The key to success lies in identifying a manager or managers who can see the sense in a structured approach towards decisions and data. With time, they will attract other enthusiasts, who promote using data in the areas for which they are responsible. This is how almost a decade ago, through management succession, E&J Gallo, a global manufacturer and distributor or California wines, evolved from a family company – based mainly on direct relations and intuition – into a global leader in using data analysis for the performance of market strategy developed by the organization.


2. Cut down on hierarchy

One of the major barriers that hinder effective data exchange is the one related to strict hierarchy. In order to make the analyses and decisions taken on their basis more precise, you need to enable a relatively free access to data to a large group of recipients. However, implementing analytical tools does not mean that you have to revolutionize your structure. It is enough to operate a culture of openness and free thought exchange in teams responsible for data analysis.


3. Give your line managers access to analytical tools and training

Line managers are always the best source of information about customers and markets, as they coordinate the work of people in sales and customer service, along with business partners. Therefore, if you want to obtain up-to-date information on the company and its surroundings, you need to create a channel that will enable data exchange for people directly involved in their creation. This usually requires upgrading data analysis systems with visualization and automated reporting tools.

On the one hand, visualization in the form of clear and colorful graphs or charts helps to assimilate information, while on the other hand, it allows for noticing new correlations that would be difficult to spot in the rows of a spreadsheet. Automated report generation is a time saver for managers, even more so if the scope of data to be included in the report can be determined in just a few clicks, instead of writing scripts and commands. Time spent on designing a report with the use of a graphic generator is a few times shorter, and the risk of making a mistake is lower than when the users have to program all functions by themselves.

Automate, automate and... automate!

The biggest issues that prevent implementation of Big Data tools are: storing data in organizational silos (46%), lack of a clear business case for the implementation of an analytics platform (39%), ineffective management across teams (35%), storing data in legacy systems (31%); (source: Capgemini Big Data Survey, 2014).

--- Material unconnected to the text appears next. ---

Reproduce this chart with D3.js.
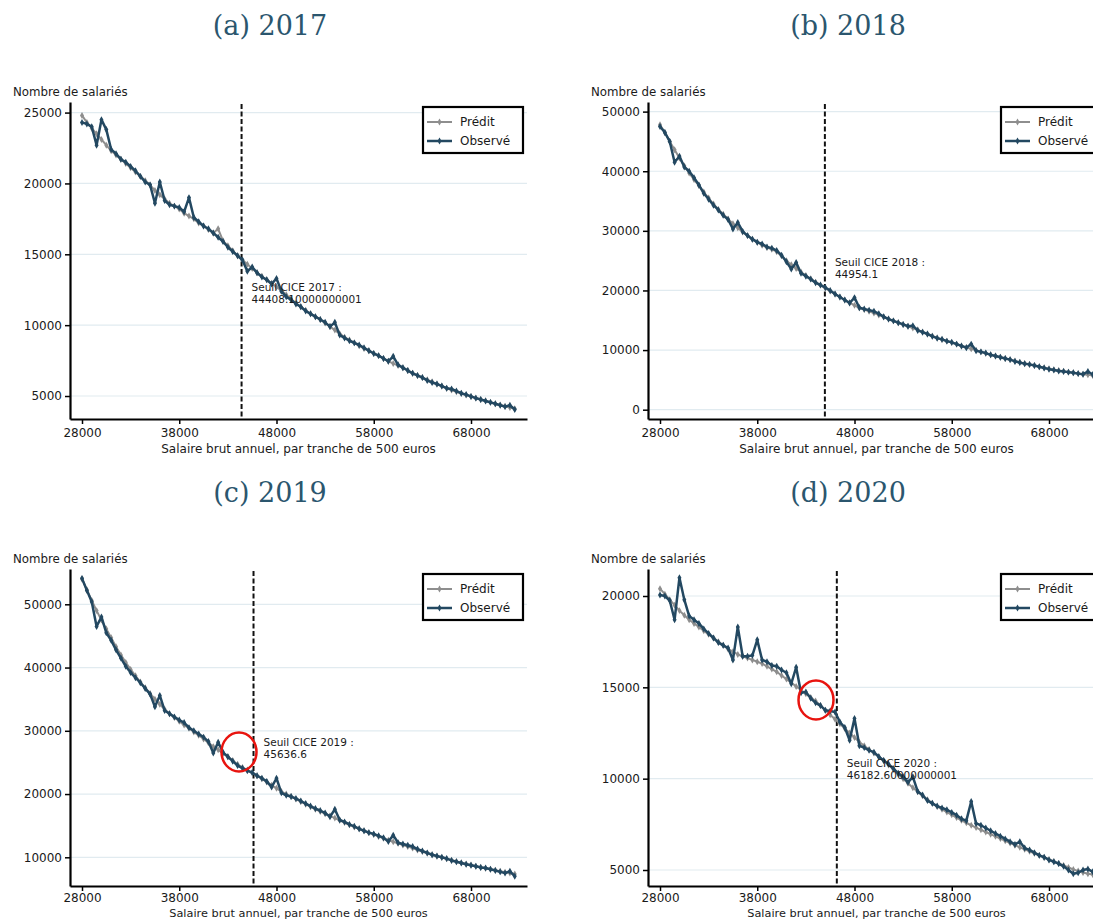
<!DOCTYPE html>
<html>
<head>
<meta charset="utf-8">
<script src="https://cdn.jsdelivr.net/npm/d3@7"></script>
<style>
body { margin: 0; background: #fff; }
svg { display: block; }
</style>
</head>
<body>
<div id="vis"></div>
<script>
// tranches de salaire brut annuel (pas de 500 euros)
var tranches = [
    28000, 28500, 29000, 29500, 30000, 30500, 31000, 31500, 32000, 32500,
    33000, 33500, 34000, 34500, 35000, 35500, 36000, 36500, 37000, 37500,
    38000, 38500, 39000, 39500, 40000, 40500, 41000, 41500, 42000, 42500,
    43000, 43500, 44000, 44500, 45000, 45500, 46000, 46500, 47000, 47500,
    48000, 48500, 49000, 49500, 50000, 50500, 51000, 51500, 52000, 52500,
    53000, 53500, 54000, 54500, 55000, 55500, 56000, 56500, 57000, 57500,
    58000, 58500, 59000, 59500, 60000, 60500, 61000, 61500, 62000, 62500,
    63000, 63500, 64000, 64500, 65000, 65500, 66000, 66500, 67000, 67500,
    68000, 68500, 69000, 69500, 70000, 70500, 71000, 71500, 72000, 72500
];

var observe2017 = [
    24300, 24200, 24000, 22700, 24500, 23800, 22400, 22100, 21700, 21500,
    21200, 20900, 20500, 20100, 19900, 18600, 20100, 18800, 18500, 18400,
    18300, 18000, 19000, 17600, 17300, 17000, 16800, 16500, 16200, 15900,
    15500, 15200, 14900, 14600, 13800, 14100, 13700, 13400, 13200, 12900,
    13300, 12400, 12000, 11800, 11500, 11300, 11000, 10800, 10600, 10400,
    10200, 9900, 10200, 9300, 9100, 8900, 8750, 8600, 8400, 8200,
    8000, 7850, 7650, 7450, 7800, 7200, 7000, 6800, 6600, 6450,
    6300, 6100, 5950, 5850, 5700, 5550, 5500, 5350, 5200, 5100,
    4970, 4850, 4750, 4650, 4550, 4450, 4350, 4250, 4350, 4050
];
var predit2017 = [
    24800, 24300, 23900, 23500, 23100, 22700, 22300, 22000, 21700, 21400,
    21100, 20800, 20500, 20200, 19900, 19500, 19200, 18900, 18600, 18400,
    18200, 17900, 17700, 17500, 17200, 17000, 16750, 16500, 16800, 15950,
    15600, 15250, 14900, 14600, 14300, 14000, 13700, 13450, 13200, 12950,
    12700, 12450, 12150, 11850, 11550, 11300, 11050, 10800, 10600, 10400,
    10150, 9900, 9650, 9400, 9150, 8950, 8750, 8550, 8350, 8200,
    8000, 7850, 7650, 7450, 7300, 7150, 7000, 6800, 6600, 6450,
    6300, 6150, 6000, 5850, 5700, 5550, 5420, 5300, 5180, 5070,
    4970, 4860, 4760, 4660, 4560, 4460, 4370, 4280, 4190, 4100
];

var observe2018 = [
    47500, 46500, 45000, 41500, 42500, 40700, 40000, 38900, 37700, 36300,
    35300, 34300, 33500, 32600, 31900, 30300, 31400, 29900, 29200, 28600,
    28100, 27800, 27300, 27100, 26700, 25900, 24800, 23600, 24700, 22900,
    22400, 21900, 21300, 20900, 20500, 20000, 19400, 18900, 18400, 17900,
    18800, 17100, 16900, 16700, 16500, 16100, 15600, 15200, 14900, 14600,
    14300, 14000, 14100, 13300, 13000, 12700, 12300, 12000, 11800, 11500,
    11300, 11000, 10700, 10400, 11000, 9900, 9700, 9500, 9200, 9000,
    8800, 8600, 8400, 8100, 7900, 7700, 7600, 7400, 7200, 7000,
    6800, 6650, 6500, 6400, 6300, 6200, 6050, 5950, 6400, 5900
];
var predit2018 = [
    47800, 46500, 45000, 43600, 42200, 40900, 39700, 38600, 37600, 36500,
    35500, 34500, 33600, 32800, 32000, 31200, 30500, 29800, 29200, 28600,
    28100, 27600, 27200, 26900, 26500, 25800, 25000, 24300, 23700, 23100,
    22500, 21950, 21400, 20900, 20400, 19900, 19400, 18900, 18400, 17950,
    17500, 17100, 16800, 16500, 16200, 15900, 15550, 15200, 14900, 14600,
    14300, 14000, 13700, 13400, 13050, 12700, 12350, 12050, 11750, 11500,
    11250, 11000, 10700, 10450, 10200, 9950, 9700, 9450, 9200, 9000,
    8800, 8600, 8400, 8150, 7950, 7750, 7580, 7400, 7220, 7050,
    6880, 6720, 6570, 6430, 6300, 6180, 6060, 5950, 5850, 5750
];

var observe2019 = [
    54100, 52200, 50400, 46500, 48000, 45500, 44300, 42800, 41500, 40200,
    39200, 38400, 37600, 36700, 35800, 33800, 35600, 33200, 32700, 32200,
    31700, 31300, 30500, 30000, 29500, 29000, 28300, 26500, 28200, 26600,
    25900, 25200, 24500, 24100, 23700, 23400, 22900, 22500, 22000, 21100,
    22500, 20200, 19800, 19600, 19300, 18900, 18500, 18100, 17700, 17400,
    17000, 16400, 17600, 15900, 15600, 15200, 14900, 14500, 14200, 13900,
    13700, 13400, 13100, 12500, 13500, 12300, 12100, 11900, 11700, 11300,
    11000, 10700, 10400, 10200, 10000, 9800, 9500, 9300, 9100, 8900,
    8750, 8600, 8400, 8300, 8100, 7900, 7700, 7500, 7800, 7000
];
var predit2019 = [
    54000, 52300, 50600, 49000, 47500, 46100, 44700, 43300, 42000, 40800,
    39700, 38700, 37700, 36800, 35900, 35000, 34200, 33400, 32700, 32100,
    31500, 30900, 30400, 29800, 29300, 28700, 28100, 27500, 27000, 26400,
    25900, 25300, 24700, 24200, 23800, 23400, 22900, 22400, 21900, 21400,
    20900, 20400, 20000, 19600, 19200, 18800, 18400, 18000, 17600, 17250,
    16900, 16550, 16200, 15850, 15500, 15150, 14800, 14500, 14200, 13900,
    13600, 13300, 13000, 12700, 12450, 12200, 11950, 11700, 11450, 11150,
    10900, 10650, 10400, 10150, 9950, 9750, 9550, 9350, 9150, 8950,
    8780, 8600, 8430, 8270, 8100, 7950, 7800, 7650, 7500, 7350
];

var observe2020 = [
    20050, 20000, 19750, 18700, 21000, 19800, 18900, 18700, 18500, 18200,
    17950, 17700, 17450, 17300, 17150, 16500, 18300, 16700, 16700, 16750,
    17600, 16500, 16400, 16200, 16150, 15950, 15800, 15200, 16100, 14700,
    14750, 14400, 14150, 14000, 13750, 13700, 13650, 13100, 12800, 12100,
    13300, 11800, 11700, 11550, 11450, 11200, 11000, 10800, 10550, 10300,
    10100, 9800, 10100, 9300, 9100, 8800, 8650, 8500, 8400, 8300,
    8150, 8000, 7800, 7700, 8750, 7550, 7450, 7300, 7150, 7000,
    6850, 6700, 6550, 6400, 6550, 6200, 6100, 5950, 5800, 5700,
    5550, 5450, 5350, 5200, 5000, 4800, 4850, 5000, 5050, 4900
];
var predit2020 = [
    20400, 20100, 19800, 19500, 19200, 18950, 18700, 18500, 18300, 18100,
    17900, 17700, 17500, 17300, 17100, 16950, 16800, 16700, 16600, 16500,
    16400, 16300, 16150, 16000, 15850, 15650, 15450, 15250, 15050, 14850,
    14650, 14450, 14250, 14000, 13750, 13500, 13250, 13000, 12750, 12500,
    12250, 12000, 11800, 11600, 11400, 11200, 11000, 10750, 10500, 10250,
    10000, 9750, 9500, 9280, 9060, 8850, 8650, 8480, 8320, 8170,
    8020, 7870, 7720, 7580, 7450, 7320, 7200, 7080, 6960, 6840,
    6720, 6600, 6480, 6360, 6240, 6130, 6020, 5910, 5800, 5690,
    5580, 5470, 5360, 5250, 5140, 5030, 4940, 4860, 4800, 4750
];

var annees = ['2017', '2018', '2019', '2020'];
var lettres = ['a', 'b', 'c', 'd'];
var seuils = [44408.1, 44954.1, 45636.6, 46182.6];
var seuilTextes = ['44408.10000000001', '44954.1', '45636.6', '46182.60000000001'];
var seuilLabelY = [12680, 24736, 28182, 10876];
var yDomaines = [[3378, 25747], [-1562, 51612], [5462, 55581], [4124, 21478]];
var yTicks = [
    [5000, 10000, 15000, 20000, 25000],
    [0, 10000, 20000, 30000, 40000, 50000],
    [10000, 20000, 30000, 40000, 50000],
    [5000, 10000, 15000, 20000]
];
var xTicks = [28000, 38000, 48000, 58000, 68000];
var xDomaine = [26766, 73758];
// zones entourées en rouge (salaire, nombre)
var cercles = [null, null, [44144, 26648], [44041, 14308]];

var observes = [observe2017, observe2018, observe2019, observe2020];
var predits = [predit2017, predit2018, predit2019, predit2020];

var W = 1093, H = 919;
var offsets = [[0, 0], [578, 0], [0, 467], [578, 467]];
var margin = { left: 70, top: 102 };
var plotW = 457, plotH = 317;

var col_obs = '#234861';
var col_pred = '#8e8e8e';
var sans = 'DejaVu Sans, Liberation Sans, sans-serif';

var svg = d3.select('#vis')
    .append('svg')
    .attr('width', W)
    .attr('height', H)
    .style('background', '#fff');

var x_scale = d3.scaleLinear()
    .domain(xDomaine)
    .range([0, plotW]);

var diamond = d3.symbol().type(d3.symbolDiamond).size(14);

lettres.forEach(function(lettre, i) {
    var ox = offsets[i][0], oy = offsets[i][1];
    var bas = oy > 0;

    svg.append('text')
        .attr('x', ox + 270)
        .attr('y', oy + 35)
        .attr('text-anchor', 'middle')
        .style('font-family', 'DejaVu Serif, serif')
        .style('font-size', '27px')
        .style('fill', '#2b566e')
        .text('(' + lettre + ') ' + annees[i]);

    svg.append('text')
        .attr('x', ox + 13)
        .attr('y', oy + 96)
        .style('font-family', sans)
        .style('font-size', '11.8px')
        .style('fill', '#1a1a1a')
        .text('Nombre de salariés');

    var g = svg.append('g')
        .attr('transform', 'translate(' + (ox + margin.left) + ',' + (oy + margin.top) + ')');

    var y_scale = d3.scaleLinear()
        .domain(yDomaines[i])
        .range([plotH, 0]);

    // grid
    g.selectAll('.grid')
        .data(yTicks[i])
        .enter()
        .append('line')
        .attr('x1', 0)
        .attr('x2', plotW)
        .attr('y1', function(d) { return y_scale(d); })
        .attr('y2', function(d) { return y_scale(d); })
        .attr('stroke', '#e1ebf0')
        .attr('stroke-width', 1.2);

    var y_axis = d3.axisLeft(y_scale)
        .tickValues(yTicks[i])
        .tickFormat(d3.format('d'))
        .tickSize(5)
        .tickSizeOuter(0)
        .tickPadding(3);

    var x_axis = d3.axisBottom(x_scale)
        .tickValues(xTicks)
        .tickFormat(d3.format('d'))
        .tickSize(5)
        .tickSizeOuter(0)
        .tickPadding(bas ? 2 : 4);

    var ya = g.append('g').attr('class', 'y axis').call(y_axis);
    var xa = g.append('g').attr('class', 'x axis')
        .attr('transform', 'translate(0,' + plotH + ')')
        .call(x_axis);

    [ya, xa].forEach(function(a) {
        a.select('.domain').attr('stroke', '#000').attr('stroke-width', 2.2);
        a.selectAll('.tick line').attr('stroke', '#000').attr('stroke-width', 1.5);
        a.selectAll('.tick text')
            .style('font-family', sans)
            .style('font-size', '12px')
            .style('fill', '#1a1a1a');
    });

    svg.append('text')
        .attr('x', ox + margin.left + plotW / 2)
        .attr('y', bas ? H - 2 : oy + margin.top + plotH + 34)
        .attr('text-anchor', 'middle')
        .style('font-family', sans)
        .style('font-size', bas ? '11.3px' : '12px')
        .style('fill', '#1a1a1a')
        .text('Salaire brut annuel, par tranche de 500 euros');

    // seuil CICE
    var xs = x_scale(seuils[i]);
    g.append('line')
        .attr('x1', xs).attr('x2', xs)
        .attr('y1', 2).attr('y2', plotH)
        .attr('stroke', '#111')
        .attr('stroke-width', 2)
        .attr('stroke-dasharray', '5,2.5');

    var line = d3.line()
        .x(function(d) { return x_scale(d[0]); })
        .y(function(d) { return y_scale(d[1]); });

    var series = [
        { vals: predits[i], color: col_pred, w: 2 },
        { vals: observes[i], color: col_obs, w: 2.5 }
    ];

    series.forEach(function(s) {
        var pts = tranches.map(function(t, k) { return [t, s.vals[k]]; });
        g.append('path')
            .datum(pts)
            .attr('d', line)
            .attr('fill', 'none')
            .attr('stroke', s.color)
            .attr('stroke-width', s.w)
            .attr('stroke-linejoin', 'round');
        g.selectAll(null)
            .data(pts)
            .enter()
            .append('path')
            .attr('d', diamond)
            .attr('transform', function(d) {
                return 'translate(' + x_scale(d[0]) + ',' + y_scale(d[1]) + ')';
            })
            .attr('fill', s.color);
    });

    var lab = g.append('text')
        .attr('x', xs + 10)
        .attr('y', y_scale(seuilLabelY[i]) + 4)
        .style('font-family', sans)
        .style('font-size', '10.5px')
        .style('fill', '#1a1a1a');
    lab.append('tspan').attr('x', xs + 10).text('Seuil CICE ' + annees[i] + ' :');
    lab.append('tspan').attr('x', xs + 10).attr('dy', 12).text(seuilTextes[i]);

    if (cercles[i]) {
        g.append('ellipse')
            .attr('cx', x_scale(cercles[i][0]))
            .attr('cy', y_scale(cercles[i][1]))
            .attr('rx', 17.5)
            .attr('ry', 19.5)
            .attr('fill', 'none')
            .attr('stroke', '#e8140f')
            .attr('stroke-width', 2.5);
    }

    // legende
    var leg = g.append('g').attr('transform', 'translate(353,5)');
    leg.append('rect')
        .attr('width', 100)
        .attr('height', 46)
        .attr('fill', '#fff')
        .attr('stroke', '#000')
        .attr('stroke-width', 2.2);
    [['Prédit', col_pred, 2], ['Observé', col_obs, 2.5]].forEach(function(e, k) {
        var ly = 15 + k * 19;
        leg.append('line')
            .attr('x1', 4).attr('x2', 29)
            .attr('y1', ly).attr('y2', ly)
            .attr('stroke', e[1]).attr('stroke-width', e[2]);
        leg.append('path')
            .attr('d', diamond)
            .attr('transform', 'translate(16.5,' + ly + ')')
            .attr('fill', e[1]);
        leg.append('text')
            .attr('x', 37)
            .attr('y', ly)
            .attr('dy', '0.35em')
            .style('font-family', sans)
            .style('font-size', '12px')
            .style('fill', '#1a1a1a')
            .text(e[0]);
    });
});
</script>
</body>
</html>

This means that most of the issues stem from organizational and technological inefficiencies that hinder acquiring and using data across the company. These issues can be solved by automating at least some of the processes related to collecting, integrating and distributing data within the organization.

It is very important to assume that analytical systems should not make life difficult for their users, which means that they need to be as simple and intuitive as possible. Any complexities connected with data collection and processing should be hidden from those employees who use the systems to a limited extent. Otherwise, they may try to bypass the system, performing analyses by means of various other tools, according to their individual preferences. Unfortunately, by doing so, especially by using MS Excel, they limit the possibility of maintaining data integrity, comparing multiple analyses or integrating reports from various sources.


Introducing Big Data solutions to a company is always accompanied by some risk. The risk is even higher for organizations interested in using new tools, but less experienced in the field of data analysis. This is why companies should not hurry when deciding on introducing such platforms and build a solid business case to justify the implementation.One of the biggest mistakes is quickly starting the implementation without a clear statement of the company's objectives. There will be no ROI unless business objectives are defined, along with areas where using data analytics is most justified, and organizational structures and internal processes are adjusted accordingly.